* begin Source excerpt *

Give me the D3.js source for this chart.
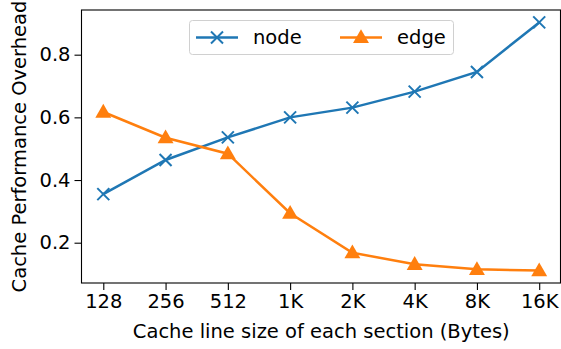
<!DOCTYPE html>
<html><head><meta charset="utf-8">
<script src="https://cdn.jsdelivr.net/npm/d3@7"></script>
<style>body{margin:0;background:#fff}svg{display:block}text{font-family:"DejaVu Sans",sans-serif;fill:#000}</style>
</head><body>
<script>
const categories = ["128","256","512","1K","2K","4K","8K","16K"];
const nodeValues = [0.355,0.464,0.536,0.600,0.631,0.682,0.745,0.903];
const edgeValues = [0.617,0.535,0.484,0.294,0.168,0.131,0.115,0.111];
const yTicks = [0.2,0.4,0.6,0.8];
const seriesNames = ["node","edge"];
const colors = ["#1f77b4","#ff7f0e"];
const xLabel = "Cache line size of each section (Bytes)";
const yLabel = "Cache Performance Overhead";

const W=561,H=349;
const L=81.5,R=561,T=10,B=283;
const FS=19.5;
const svg=d3.select("body").append("svg").attr("width",W).attr("height",H);
const x=d3.scaleLinear().domain([-0.35,7.35]).range([L,R]);
const y=d3.scaleLinear().domain([0.0714,0.9426]).range([B,T]);

const xAxis=svg.append("g").attr("transform",`translate(0,${B})`)
  .call(d3.axisBottom(x).tickValues(d3.range(categories.length)).tickFormat(i=>categories[i]).tickSize(7).tickPadding(4));
const yAxis=svg.append("g").attr("transform",`translate(${L},0)`)
  .call(d3.axisLeft(y).tickValues(yTicks).tickFormat(d3.format(".1f")).tickSize(7).tickPadding(4));
[xAxis,yAxis].forEach(g=>{g.select(".domain").remove();g.selectAll("line").attr("stroke","#000").attr("stroke-width",1.1);
  g.selectAll("text").attr("font-size",FS).attr("font-family","DejaVu Sans").attr("fill","#000");});
svg.append("rect").attr("x",L).attr("y",T).attr("width",R-L-0.5).attr("height",B-T)
  .attr("fill","none").attr("stroke","#000").attr("stroke-width",1.1);

const data=[nodeValues,edgeValues];
const line=d3.line().x((d,i)=>x(i)).y(d=>y(d));
const tri=d3.symbol().type(d3.symbolTriangle).size(110);
function marker(g,k,cx,cy){
  if(k===0){
    const s=6;
    g.append("path").attr("d",`M${cx-s},${cy-s}L${cx+s},${cy+s}M${cx-s},${cy+s}L${cx+s},${cy-s}`)
      .attr("stroke",colors[0]).attr("stroke-width",2).attr("fill","none");
  } else {
    g.append("path").attr("d",tri()).attr("transform",`translate(${cx},${cy+1})`).attr("fill",colors[1]);
  }
}
data.forEach((vals,k)=>{
  const g=svg.append("g");
  g.append("path").datum(vals).attr("d",line).attr("fill","none").attr("stroke",colors[k]).attr("stroke-width",2.5);
  vals.forEach((v,i)=>marker(g,k,x(i),y(v)));
});

const lg=svg.append("g");
lg.append("rect").attr("x",189.5).attr("y",20.5).attr("width",264).attr("height",34).attr("rx",3)
  .attr("fill","#fff").attr("fill-opacity",0.8).attr("stroke","#d0d0d0").attr("stroke-width",1);
const lx=[196,340],tx=[253,397];
seriesNames.forEach((n,k)=>{
  lg.append("line").attr("x1",lx[k]).attr("x2",lx[k]+42).attr("y1",37.5).attr("y2",37.5).attr("stroke",colors[k]).attr("stroke-width",2.5);
  marker(lg,k,lx[k]+21,37.5);
  lg.append("text").attr("x",tx[k]).attr("y",37.5).attr("dy","0.35em").attr("font-size",FS).text(n);
});

svg.append("text").attr("x",(L+R)/2).attr("y",338).attr("text-anchor","middle").attr("font-size",FS).text(xLabel);
svg.append("text").attr("transform",`translate(25.5,${(T+B)/2}) rotate(-90)`).attr("text-anchor","middle").attr("font-size",FS).text(yLabel);
</script>
</body></html>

* end Source excerpt *

What is being asked — Images should not appear in the copy; retype the listing above exactly.

Complete output —
Give me the D3.js source for this chart.
<!DOCTYPE html>
<html><head><meta charset="utf-8">
<script src="https://cdn.jsdelivr.net/npm/d3@7"></script>
<style>body{margin:0;background:#fff}svg{display:block}text{font-family:"DejaVu Sans",sans-serif;fill:#000}</style>
</head><body>
<script>
const categories = ["128","256","512","1K","2K","4K","8K","16K"];
const nodeValues = [0.355,0.464,0.536,0.600,0.631,0.682,0.745,0.903];
const edgeValues = [0.617,0.535,0.484,0.294,0.168,0.131,0.115,0.111];
const yTicks = [0.2,0.4,0.6,0.8];
const seriesNames = ["node","edge"];
const colors = ["#1f77b4","#ff7f0e"];
const xLabel = "Cache line size of each section (Bytes)";
const yLabel = "Cache Performance Overhead";

const W=561,H=349;
const L=81.5,R=561,T=10,B=283;
const FS=19.5;
const svg=d3.select("body").append("svg").attr("width",W).attr("height",H);
const x=d3.scaleLinear().domain([-0.35,7.35]).range([L,R]);
const y=d3.scaleLinear().domain([0.0714,0.9426]).range([B,T]);

const xAxis=svg.append("g").attr("transform",`translate(0,${B})`)
  .call(d3.axisBottom(x).tickValues(d3.range(categories.length)).tickFormat(i=>categories[i]).tickSize(7).tickPadding(4));
const yAxis=svg.append("g").attr("transform",`translate(${L},0)`)
  .call(d3.axisLeft(y).tickValues(yTicks).tickFormat(d3.format(".1f")).tickSize(7).tickPadding(4));
[xAxis,yAxis].forEach(g=>{g.select(".domain").remove();g.selectAll("line").attr("stroke","#000").attr("stroke-width",1.1);
  g.selectAll("text").attr("font-size",FS).attr("font-family","DejaVu Sans").attr("fill","#000");});
svg.append("rect").attr("x",L).attr("y",T).attr("width",R-L-0.5).attr("height",B-T)
  .attr("fill","none").attr("stroke","#000").attr("stroke-width",1.1);

const data=[nodeValues,edgeValues];
const line=d3.line().x((d,i)=>x(i)).y(d=>y(d));
const tri=d3.symbol().type(d3.symbolTriangle).size(110);
function marker(g,k,cx,cy){
  if(k===0){
    const s=6;
    g.append("path").attr("d",`M${cx-s},${cy-s}L${cx+s},${cy+s}M${cx-s},${cy+s}L${cx+s},${cy-s}`)
      .attr("stroke",colors[0]).attr("stroke-width",2).attr("fill","none");
  } else {
    g.append("path").attr("d",tri()).attr("transform",`translate(${cx},${cy+1})`).attr("fill",colors[1]);
  }
}
data.forEach((vals,k)=>{
  const g=svg.append("g");
  g.append("path").datum(vals).attr("d",line).attr("fill","none").attr("stroke",colors[k]).attr("stroke-width",2.5);
  vals.forEach((v,i)=>marker(g,k,x(i),y(v)));
});

const lg=svg.append("g");
lg.append("rect").attr("x",189.5).attr("y",20.5).attr("width",264).attr("height",34).attr("rx",3)
  .attr("fill","#fff").attr("fill-opacity",0.8).attr("stroke","#d0d0d0").attr("stroke-width",1);
const lx=[196,340],tx=[253,397];
seriesNames.forEach((n,k)=>{
  lg.append("line").attr("x1",lx[k]).attr("x2",lx[k]+42).attr("y1",37.5).attr("y2",37.5).attr("stroke",colors[k]).attr("stroke-width",2.5);
  marker(lg,k,lx[k]+21,37.5);
  lg.append("text").attr("x",tx[k]).attr("y",37.5).attr("dy","0.35em").attr("font-size",FS).text(n);
});

svg.append("text").attr("x",(L+R)/2).attr("y",338).attr("text-anchor","middle").attr("font-size",FS).text(xLabel);
svg.append("text").attr("transform",`translate(25.5,${(T+B)/2}) rotate(-90)`).attr("text-anchor","middle").attr("font-size",FS).text(yLabel);
</script>
</body></html>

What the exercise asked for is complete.